Das heißt, das Gold soll nicht glänzen, sondern stumpf wirken, wie „angelaufenes Messing“, wenn jemandem die Begrifflichkeit etwas sagt. Gleiches gilt für die Rottöne und selbst dem dunklen Indigo werde ich durch Beimischung von Rot und Schwarz die ohnehin nicht sehr ausgeprägte Farbstärke nehmen, um den Kontrast zwischen mattem Gold und Indigo wieder zu erhöhen.

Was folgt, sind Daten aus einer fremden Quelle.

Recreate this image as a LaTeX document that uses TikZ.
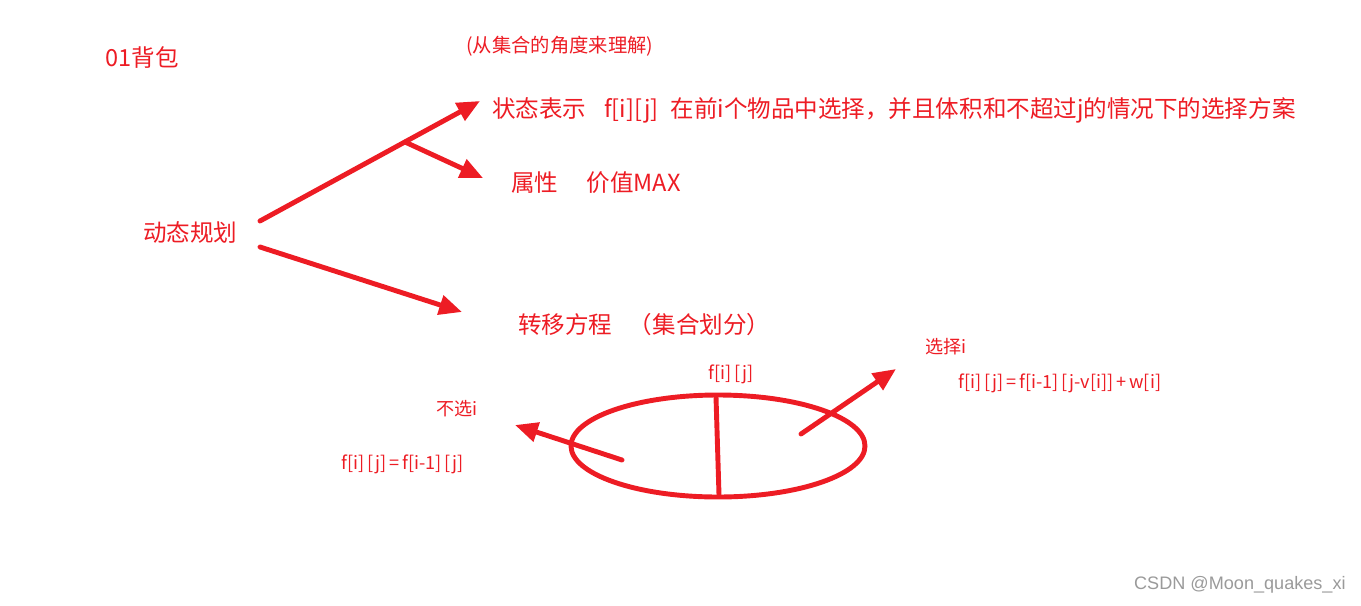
\documentclass[tikz,border=0pt]{standalone}
\usepackage{fontspec}
\setmainfont{Noto Sans CJK SC}
\newfontfamily\stampfont{Liberation Sans}
\usepackage{tikz}
\usetikzlibrary{arrows.meta}
\definecolor{pen}{HTML}{ED1C24}
\definecolor{stampgray}{HTML}{9A9A9A}

\tikzset{
  bigtext/.style={pen, anchor=west, inner sep=0pt, font=\fontsize{13.4}{16}\selectfont},
  smalltext/.style={pen, anchor=west, inner sep=0pt, font=\fontsize{10.3}{12}\selectfont},
  stroke/.style={pen, line width=2.8pt, line cap=round},
  arrowline/.style={stroke, -{Triangle[length=13pt, width=11pt]}}
}

\begin{document}
\begin{tikzpicture}[x=0.02cm, y=-0.02cm]
  \useasboundingbox (0,0) rectangle (1361,605);

  % --- Titles ---
  \node[bigtext] (title) at (105,58) {01背包};
  \node[smalltext, font=\fontsize{11}{13}\selectfont] (hint) at (466,46) {(从集合的角度来理解)};

  % --- Main branches ---
  \node[bigtext] (dp) at (143,232) {动态规划};
  \node[bigtext] (state) at (492,110)
    {状态表示\hspace{0.75em}f[i][j]\hspace{0.5em}在前i个物品中选择，并且体积和不超过j的情况下的选择方案};
  \node[bigtext] (attr) at (511,183) {属性\hspace{1.2em}价值MAX};
  \node[bigtext] (trans) at (518,325) {转移方程\hspace{0.7em}（集合划分）};

  \coordinate (up0) at (260,221);
  \coordinate (up1) at (480,101);
  \coordinate (fork) at (405,142);
  \coordinate (mid1) at (483,178);
  \coordinate (dn0) at (260,247);
  \coordinate (dn1) at (462,312);
  \draw[arrowline] (up0) -- (up1);
  \draw[arrowline] (fork) -- (mid1);
  \draw[arrowline] (dn0) -- (dn1);

  % --- Set partition ---
  \coordinate (ctr) at (718,446);
  \draw[stroke] (ctr) ellipse (147 and 51);
  \coordinate (cut0) at (716,397);
  \coordinate (cut1) at (719,495);
  \draw[stroke] (cut0) -- (cut1);
  \node[smalltext, anchor=center] (fij) at (731,374) {f[i]\,[j]};

  % left part: not taking i
  \coordinate (lf0) at (622,460);
  \coordinate (lf1) at (515,425);
  \draw[arrowline] (lf0) -- (lf1);
  \node[smalltext] (skip) at (436,409) {不选i};
  \node[smalltext] (skipeq) at (341,464) {f[i]\,[j]\,=\,f[i-1]\,[j]};

  % right part: taking i
  \coordinate (rt0) at (801,434);
  \coordinate (rt1) at (896,369);
  \draw[arrowline] (rt0) -- (rt1);
  \node[smalltext] (take) at (925,347) {选择i};
  \node[smalltext] (takeeq) at (958,383) {f[i]\,[j]\,=\,f[i-1]\,[j-v[i]]\,+\,w[i]};

  % --- Watermark ---
  \node[stampgray, anchor=east, inner sep=0pt, font=\stampfont\fontsize{10.3}{12}\selectfont]
    (wm) at (1346,585) {CSDN @Moon\_quakes\_xi};
\end{tikzpicture}
\end{document}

Also eine Art Soleil Royal „antik“
Und diese Farben authentisch bei den Aufnahmen einzufangen ist dann auch die Kunst. Das macht jede Menge Arbeit und erfordert die entsprechenden Zeitfenster für das richtige Tageslicht, wenn man wie ich den Blitzeinsatz möglichst beschränken will. Bei den nicht sichtbaren Bereichen werde ich mich in der Regel auf das Notwendige beschränken, aber bei der Ausführung sichtbarer Elemente sieht die Sache anders aus, dabei bestätigen Ausnahmen auch hier die Regel.
In den ersten Phasen des Bauberichtes wird es circa alle eins bis zwei Wochen eine Fortsetzung geben, bis der Bericht den aktuellen Bauzustand eingeholt hat. Man soll Abschnitt für Abschnitt nachvollziehen können wie ich was gemacht habe, oder daraus lernen, wie man es besser nicht machen sollte.
In beiden Fällen ist man hinterher schlauer und darum geht es mir in erster Linie.
Das bedeutet aber auch, mit Kritik nicht zu sparen und/oder Alternativen aufzuzeigen, wie sonst soll die nächste SR-Generation einen Nutzen daraus ziehen ?
Danach beschränke ich mich auf monatliche Aktualisierungen, da es langsamer vorwärts geht. Bei der späteren Takelung werden sich dann noch größere Zeitabstände ergeben.
Ihr seht, ich bin also nicht den Rennpferden, sondern eher den Kriechtieren zuzuordnen. ☺
Dazu kommen noch Kunstpausen aufgrund privater oder beruflicher Umstände, längere Perioden, um mir in Ruhe die Umsetzungen zu überlegen, oder weil ich ganz einfach mit anderen Dingen beschäftigt bin.
Da ich neben den Experten hier aber auch Gäste, Anfänger und Leser, die eher per Zufall auf dieser Seite gelandet sind ansprechen will, werde ich das eine oder andere ausführlicher als vielleicht notwendig schildern oder mache kleine Ausflüge in die Marinehistorik und bitte die Kenner der Materie dafür schon einmal um Nachsicht.